Files

Before we talk more about the tools we recommend, we need to talk about how a computer stores information. These days you don't have to think about it too much as it is hidden away from you by your phone or computer, but having a basic understanding of this is essential. How does your computer store the programs that you have installed, the photos you have taken, or the online worlds you have explored in games? How does it find that information again when you need it?

In order to find information, computers store it into something called a file system. They contain two different kinds of objects: files and folders (also called directories). A file is something that stores information, and a folder is a way of grouping together multiple files. Folders can also contain other folders. Every file and folder has a name that can be specified by the user. This is very abstract at the moment, so we will give some concrete examples.

Example 1: Storing and organizing photos

If you have a large number of photos, you probably want to organize them in some way. This could be both a physical photo album or a digital one (like DFoto). Every photo is a file, which contains the information to actually display the photo. You might also name photos with the date they were taken.

If you were at some event, and took a lot of photos there, you could collect all of those photos into an album and give it a label with the name of the event. This is similar to a folder/directory. If you then go to multiple events in a year, you could group all event albums into an album for the entire year. This would then be a folder containing folders, which then contain files.

Example 2: Storing books in a library

Libraries have a lot of books and need some way to store them where you can still find them efficiently. Books are grouped together into shelves based on the topics they cover and the shelves are given names. Your book on JavaScript will probably be on the shelf about programming. But as there are a lot of different subjects, we group together shelves that cover similar topics. It doesn't make sense to have your books on programming right next to children's books, or if it would be next to fiction. Here the books would be your files, the shelves and sections would be folders.

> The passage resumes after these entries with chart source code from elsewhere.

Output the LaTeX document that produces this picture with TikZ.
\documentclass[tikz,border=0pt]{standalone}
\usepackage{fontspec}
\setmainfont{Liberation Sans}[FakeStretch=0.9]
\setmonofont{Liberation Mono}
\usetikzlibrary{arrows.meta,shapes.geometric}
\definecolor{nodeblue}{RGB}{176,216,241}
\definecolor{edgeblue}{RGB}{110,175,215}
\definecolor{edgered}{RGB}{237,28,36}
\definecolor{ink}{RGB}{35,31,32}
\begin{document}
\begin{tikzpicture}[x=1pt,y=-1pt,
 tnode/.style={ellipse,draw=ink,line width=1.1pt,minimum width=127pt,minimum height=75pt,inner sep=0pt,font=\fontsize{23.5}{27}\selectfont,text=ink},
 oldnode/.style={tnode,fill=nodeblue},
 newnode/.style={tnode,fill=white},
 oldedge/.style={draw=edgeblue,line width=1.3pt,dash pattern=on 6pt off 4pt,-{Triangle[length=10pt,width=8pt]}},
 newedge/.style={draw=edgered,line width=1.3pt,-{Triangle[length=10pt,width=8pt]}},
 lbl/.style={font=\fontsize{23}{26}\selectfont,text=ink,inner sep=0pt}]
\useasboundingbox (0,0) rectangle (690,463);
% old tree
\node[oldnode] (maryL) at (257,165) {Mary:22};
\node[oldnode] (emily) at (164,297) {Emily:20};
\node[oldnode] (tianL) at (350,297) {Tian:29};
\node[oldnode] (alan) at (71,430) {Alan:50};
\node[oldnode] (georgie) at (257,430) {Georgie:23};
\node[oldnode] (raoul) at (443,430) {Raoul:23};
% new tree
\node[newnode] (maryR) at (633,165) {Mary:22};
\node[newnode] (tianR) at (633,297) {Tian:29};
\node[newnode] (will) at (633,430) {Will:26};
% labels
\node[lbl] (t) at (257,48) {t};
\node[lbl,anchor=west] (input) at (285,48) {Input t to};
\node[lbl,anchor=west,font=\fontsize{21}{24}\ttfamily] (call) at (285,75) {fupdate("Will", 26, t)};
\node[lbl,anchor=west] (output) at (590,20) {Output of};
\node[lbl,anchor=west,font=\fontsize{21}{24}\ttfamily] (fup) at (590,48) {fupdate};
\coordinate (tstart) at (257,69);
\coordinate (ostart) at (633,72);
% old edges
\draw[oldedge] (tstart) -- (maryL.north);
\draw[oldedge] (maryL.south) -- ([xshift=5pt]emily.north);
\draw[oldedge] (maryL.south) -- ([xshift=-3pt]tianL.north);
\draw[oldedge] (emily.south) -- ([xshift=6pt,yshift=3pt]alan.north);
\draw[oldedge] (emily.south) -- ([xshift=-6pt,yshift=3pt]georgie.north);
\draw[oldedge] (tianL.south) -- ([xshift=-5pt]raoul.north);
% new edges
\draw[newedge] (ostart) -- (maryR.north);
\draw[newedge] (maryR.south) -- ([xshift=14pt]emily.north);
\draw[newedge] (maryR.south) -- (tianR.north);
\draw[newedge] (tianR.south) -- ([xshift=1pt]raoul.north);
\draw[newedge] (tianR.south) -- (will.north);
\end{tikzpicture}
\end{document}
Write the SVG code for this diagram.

Going back to computers, we don't just have one type of file like in the above examples, we have multiple! Some files are programs that you can run, others are photos that you can open in some program to look at. Some are videos that you can watch, other are PDFs that you can read. Some files contain code that you write that will then be run by the computer. How a computer interprets a file depends on its contents.

How do we then refer to a specific file? With something called a path! We will cover paths more in depth later, but the basic idea is that we list all directories you have to look in to get to the file, and then the name of the file itself. In order to make it clear where the name of one directory ends and a new one starts, we separate them with forward slashes (/).

{{ .windows }} Windows usually uses backward slashes (\) in paths instead. We will go through the differences between so called "Unix" systems and Windows later!

A concrete example would be how you find the text for this chapter! The project is on GitHub. All files for this book are in a folder named src. Inside of it, there is one folder for each of the sections you see to the left. This document is in the folder called beginner. The file itself is called files.md. The path to it would thus be src/beginner/files.md.